• GOAL OF THE EXERCISE
Take the lines from the head of the listing through the one bearing "veg_vals = [18, 13, 10, 9, 9, 9, 7, 4, 21]" and copy them exactly, leaving every picture out.

• GIVEN MATERIAL
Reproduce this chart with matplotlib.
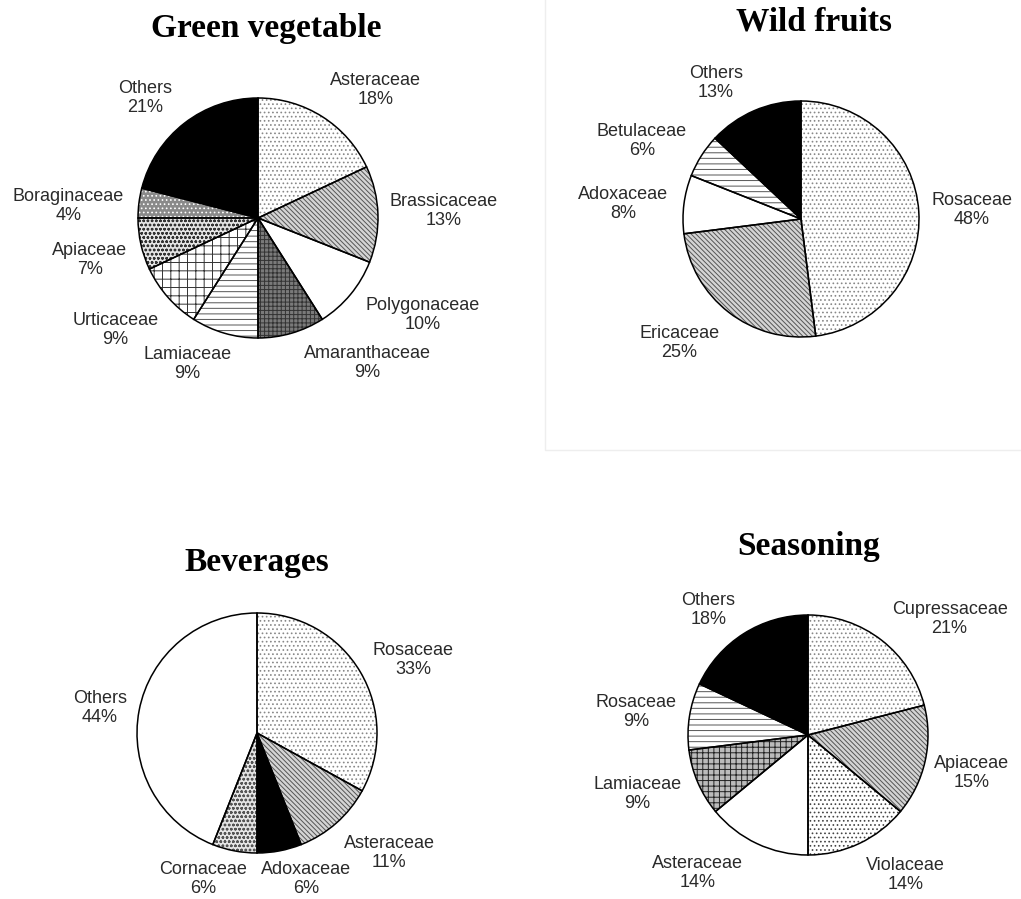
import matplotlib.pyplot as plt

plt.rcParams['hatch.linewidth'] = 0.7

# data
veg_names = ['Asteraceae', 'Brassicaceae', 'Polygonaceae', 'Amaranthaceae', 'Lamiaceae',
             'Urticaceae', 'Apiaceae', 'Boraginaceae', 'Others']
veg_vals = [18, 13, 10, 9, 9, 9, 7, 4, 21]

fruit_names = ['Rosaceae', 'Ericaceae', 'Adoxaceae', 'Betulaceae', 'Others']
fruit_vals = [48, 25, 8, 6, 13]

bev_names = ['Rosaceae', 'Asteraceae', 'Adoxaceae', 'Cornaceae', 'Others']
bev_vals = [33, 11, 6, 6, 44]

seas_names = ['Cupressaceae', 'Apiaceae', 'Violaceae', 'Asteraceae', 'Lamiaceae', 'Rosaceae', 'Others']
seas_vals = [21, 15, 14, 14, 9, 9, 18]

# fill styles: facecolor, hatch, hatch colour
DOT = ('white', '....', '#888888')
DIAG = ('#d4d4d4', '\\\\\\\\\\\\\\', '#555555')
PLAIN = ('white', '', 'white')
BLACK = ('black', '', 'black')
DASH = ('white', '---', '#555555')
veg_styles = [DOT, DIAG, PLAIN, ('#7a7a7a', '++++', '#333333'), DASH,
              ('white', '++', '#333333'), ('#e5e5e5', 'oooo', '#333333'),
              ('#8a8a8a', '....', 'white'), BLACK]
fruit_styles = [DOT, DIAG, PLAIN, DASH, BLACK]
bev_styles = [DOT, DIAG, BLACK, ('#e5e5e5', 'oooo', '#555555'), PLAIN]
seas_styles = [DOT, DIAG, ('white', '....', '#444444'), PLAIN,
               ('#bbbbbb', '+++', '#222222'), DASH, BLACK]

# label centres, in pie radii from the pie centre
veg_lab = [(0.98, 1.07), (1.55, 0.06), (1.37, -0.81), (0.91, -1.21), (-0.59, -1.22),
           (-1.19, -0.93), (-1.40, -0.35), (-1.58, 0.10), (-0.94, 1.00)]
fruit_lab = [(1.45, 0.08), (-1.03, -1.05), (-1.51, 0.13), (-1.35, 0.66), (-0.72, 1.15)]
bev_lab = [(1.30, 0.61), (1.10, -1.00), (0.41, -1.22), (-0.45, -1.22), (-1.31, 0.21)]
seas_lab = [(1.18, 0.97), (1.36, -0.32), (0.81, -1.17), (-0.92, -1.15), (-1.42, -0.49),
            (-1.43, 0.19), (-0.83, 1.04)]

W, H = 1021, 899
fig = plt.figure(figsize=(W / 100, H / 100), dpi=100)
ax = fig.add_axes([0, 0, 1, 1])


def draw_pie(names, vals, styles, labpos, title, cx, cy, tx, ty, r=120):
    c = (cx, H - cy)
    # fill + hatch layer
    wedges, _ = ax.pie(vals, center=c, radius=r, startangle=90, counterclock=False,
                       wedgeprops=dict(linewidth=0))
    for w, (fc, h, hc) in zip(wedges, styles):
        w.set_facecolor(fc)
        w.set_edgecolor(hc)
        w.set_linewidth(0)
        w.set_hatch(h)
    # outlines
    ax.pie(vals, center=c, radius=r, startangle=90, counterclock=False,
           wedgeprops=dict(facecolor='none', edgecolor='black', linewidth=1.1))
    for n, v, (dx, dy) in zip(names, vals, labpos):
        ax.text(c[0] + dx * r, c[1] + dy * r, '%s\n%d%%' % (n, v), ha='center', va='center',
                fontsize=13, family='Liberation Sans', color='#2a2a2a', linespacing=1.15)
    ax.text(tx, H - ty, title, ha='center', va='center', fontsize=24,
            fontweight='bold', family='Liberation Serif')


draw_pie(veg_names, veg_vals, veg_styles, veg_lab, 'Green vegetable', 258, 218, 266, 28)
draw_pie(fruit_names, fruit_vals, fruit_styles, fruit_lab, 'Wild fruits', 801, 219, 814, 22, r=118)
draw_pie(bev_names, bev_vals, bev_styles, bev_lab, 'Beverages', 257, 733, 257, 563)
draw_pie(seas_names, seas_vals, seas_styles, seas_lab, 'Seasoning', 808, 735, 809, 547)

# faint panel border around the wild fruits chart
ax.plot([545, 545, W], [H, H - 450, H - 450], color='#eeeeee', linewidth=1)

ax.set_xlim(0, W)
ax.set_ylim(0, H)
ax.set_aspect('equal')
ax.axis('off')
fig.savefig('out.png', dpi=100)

• OUTPUT FOR THIS EXERCISE
Reproduce this chart with matplotlib.
import matplotlib.pyplot as plt

plt.rcParams['hatch.linewidth'] = 0.7

# data
veg_names = ['Asteraceae', 'Brassicaceae', 'Polygonaceae', 'Amaranthaceae', 'Lamiaceae',
             'Urticaceae', 'Apiaceae', 'Boraginaceae', 'Others']
veg_vals = [18, 13, 10, 9, 9, 9, 7, 4, 21]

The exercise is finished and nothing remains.